MHP Genel Başkan Yardımcısı Feti Yıldız, 10 Temmuz Dünya Hukuk Günü dolayısıyla yayımladığı mesajda tutuklama uygulamalarına yönelik önemli görüşler paylaştı.
“Bizler, adaletli ve merhametli bir medeniyetin mensuplarıyız” diyen Yıldız, şunları ifade etti:
“Mevzuatımızda, Ceza Muhakemesi usul ve kurallarına dair ilk metinleri 1870 yılında Adliyenin Daimi Nizamnamesi’nin üçüncü faslında görmekteyiz. Türkiye Cumhuriyeti’nin kuruluşunun ardından, Alman Ceza Muhakemesi Kanunu bazı değişikliklerle alınarak 1926 yılında yürürlüğe girmiştir.”
19. Yüzyıldaki büyük kodifikasyon hareketinin bir sonucu olan bu kanun, hakların ve özgürlüklerin kullanılması ve geliştirilmesi için elverişli bir çerçeve sunmuştur.
Bu metinler, maddi gerçeğe ulaşmak amacıyla gerçekleştirilecek işlemlerin insan özgürlüklerine ve adil yargılama hakkına uygun bir şekilde yapılması gerektiğini hatırlatmaktadır.
Örneğin, hürriyeti kısıtlayıcı tedbirlere ‘sadece çok zorunlu hallerde başvurulması’ ve ‘kesin ihtiyaç’ ölçüsünde kısıtlama yapılması gerektiği benimsenmektedir. Bu yetkinin yalnızca ‘son bir çare’ olarak kullanılması gerekmektedir.
‘Gecikmesinde sakınca bulunan hal’ kriteri ortaya çıkmadan hürriyeti kısıtlayıcı tedbirlere başvurmamak gibi genel çerçeveler çizer. ‘Formül gerekçeleri’ reddedilir. Tarihimiz ise güzel örneklerle doludur.
Fatih Sultan Mehmet Han, İstanbul’un fethinden sonra emri hilafına hareket eden Rum Mimar İpsilanti Efendi’nin kolunu kestirir. Mimar İpsilanti Efendi, Kadı Hızır Bey’e giderek Fatih’i dava eder. İstanbul’un ilk Kadısı Hızır Bey, tebaanın herhangi bir insanına kullanılan hitapla: ‘Murat oğlu Mehmet, şu saatte mahkemeye gelin!’ yazılı celpnameyi padişaha gönderir.

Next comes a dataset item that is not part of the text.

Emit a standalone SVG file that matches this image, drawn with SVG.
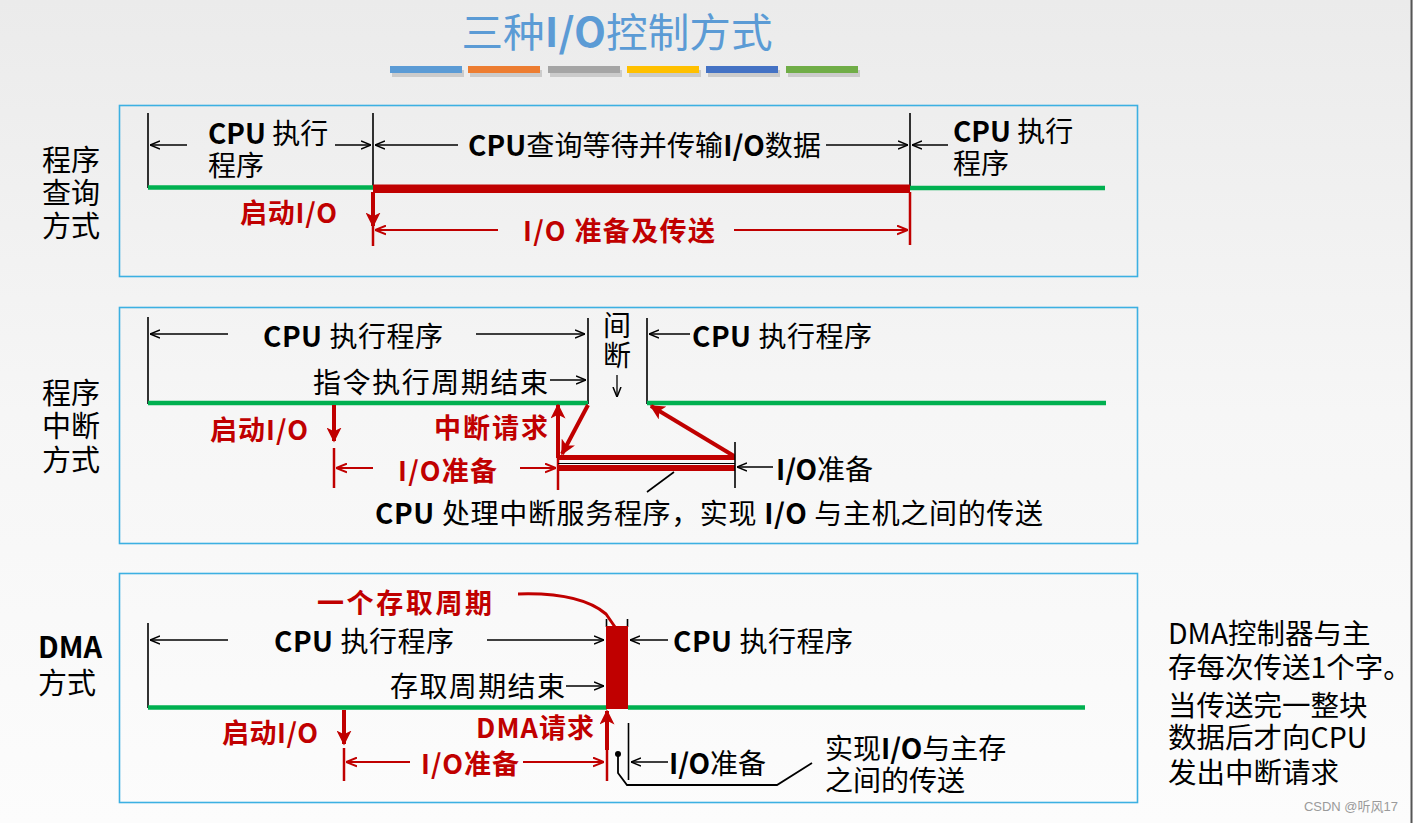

Mahkemelerde hakim, adalet sağladığı için oturur, diğer taraflar ayakta ifade verir. Hızır Bey, Fatih’i otururken görünce ona: ‘–Suç murafaası üzeresin, ayağa kalk’ diye ihtar eder. Bu uyarı üzerine Fatih, ifade vermek için ayağa kalkar.
Kadı Hızır Bey, muhakeme sonucunda Fatih’i suçlu, Rum Mimarı ise mazlum olarak bulur. Fatih Sultan Mehmet, kararı sükunet ve tevekkülle karşılayarak Hızır Bey’e: ‘–Hüküm şer’-i şerîfindir!..’ der. ‘–Benden değil de Allah’tan korktuğun için seni tebrik ederim!..’ diyerek kutlar.